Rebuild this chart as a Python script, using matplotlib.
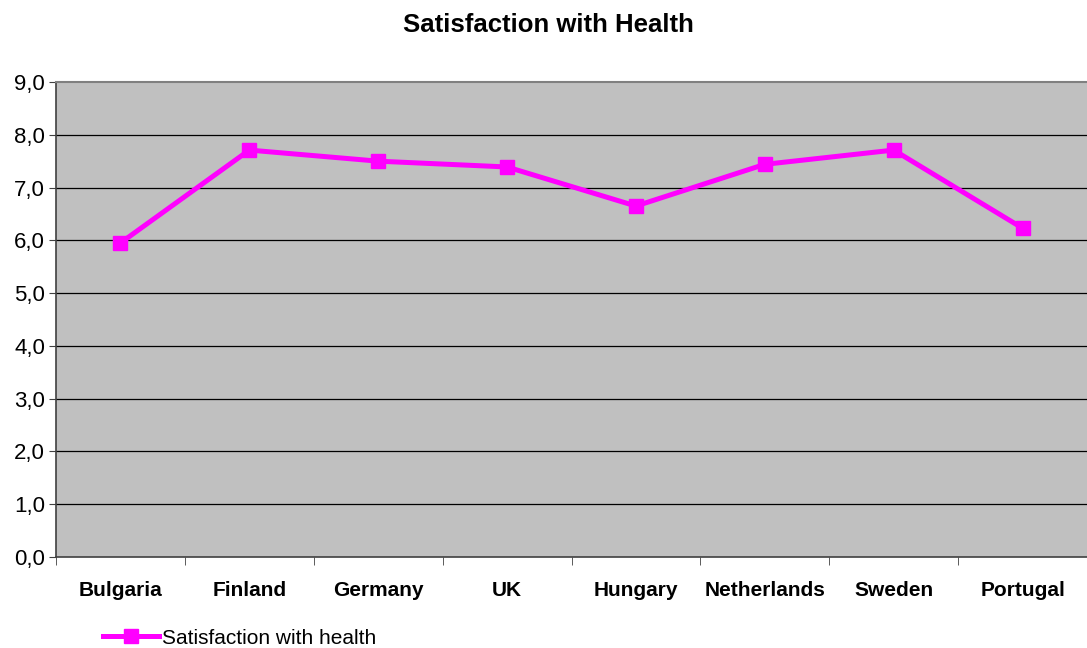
import matplotlib.pyplot as plt
import numpy as np

plt.rcParams['font.family'] = ['Liberation Sans', 'DejaVu Sans']

countries = ['Bulgaria', 'Finland', 'Germany', 'UK', 'Hungary',
             'Netherlands', 'Sweden', 'Portugal']
health = [5.95, 7.71, 7.50, 7.39, 6.65, 7.44, 7.71, 6.23]
yticks = np.arange(0, 9.5, 1.0)

fig = plt.figure(figsize=(10.87, 6.48), dpi=100)
ax = fig.add_axes([56/1087, 91/648, 1 - 56/1087, 475/648])
ax.set_facecolor('#C0C0C0')

x = np.arange(len(countries))
ax.plot(x, health, color='#FF00FF', lw=3.6, marker='s', ms=10.5,
        label='Satisfaction with health', zorder=3)

ax.set_xlim(-0.5, len(countries) - 0.5)
ax.set_ylim(0, 9)
ax.set_yticks(yticks)
ax.set_yticklabels([f'{v:.1f}'.replace('.', ',') for v in yticks], fontsize=16)
for v in yticks[1:-1]:
    ax.axhline(v, color='black', lw=0.9, zorder=1)

ax.set_xticks(x)
ax.set_xticklabels(countries, fontsize=15, fontweight='bold')
ax.tick_params(axis='x', length=0, pad=17)
ax.set_xticks(np.arange(-0.5, len(countries)), minor=True)
ax.tick_params(axis='x', which='minor', length=6, color='#404040')
ax.tick_params(axis='y', length=5, color='#404040', pad=3)

for s in ['left', 'bottom']:
    ax.spines[s].set_color('#404040')
    ax.spines[s].set_linewidth(1.2)
ax.spines['top'].set_color('#808080')
ax.spines['top'].set_linewidth(1.5)
ax.spines['right'].set_visible(False)

fig.text(548/1087, 1 - 25/648, 'Satisfaction with Health', fontsize=18.5,
         fontweight='bold', ha='center', va='center')

h, l = ax.get_legend_handles_labels()
fig.legend(h, l, loc='center left', bbox_to_anchor=(103/1087, 1 - 638/648),
           frameon=False, fontsize=15, handlelength=2.7, handletextpad=0.15,
           borderpad=0, borderaxespad=0)

fig.savefig('out.png', dpi=100)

══════════

◆ **Brief**
Reproduce exactly the run of lines that opens the listing and closes with the line holding "ax.axhline(v, color='black', lw=0.9, zorder=1)". Pictures are excluded.

◆ **Solution to this exercise**
Rebuild this chart as a Python script, using matplotlib.
import matplotlib.pyplot as plt
import numpy as np

plt.rcParams['font.family'] = ['Liberation Sans', 'DejaVu Sans']

countries = ['Bulgaria', 'Finland', 'Germany', 'UK', 'Hungary',
             'Netherlands', 'Sweden', 'Portugal']
health = [5.95, 7.71, 7.50, 7.39, 6.65, 7.44, 7.71, 6.23]
yticks = np.arange(0, 9.5, 1.0)

fig = plt.figure(figsize=(10.87, 6.48), dpi=100)
ax = fig.add_axes([56/1087, 91/648, 1 - 56/1087, 475/648])
ax.set_facecolor('#C0C0C0')

x = np.arange(len(countries))
ax.plot(x, health, color='#FF00FF', lw=3.6, marker='s', ms=10.5,
        label='Satisfaction with health', zorder=3)

ax.set_xlim(-0.5, len(countries) - 0.5)
ax.set_ylim(0, 9)
ax.set_yticks(yticks)
ax.set_yticklabels([f'{v:.1f}'.replace('.', ',') for v in yticks], fontsize=16)
for v in yticks[1:-1]:
    ax.axhline(v, color='black', lw=0.9, zorder=1)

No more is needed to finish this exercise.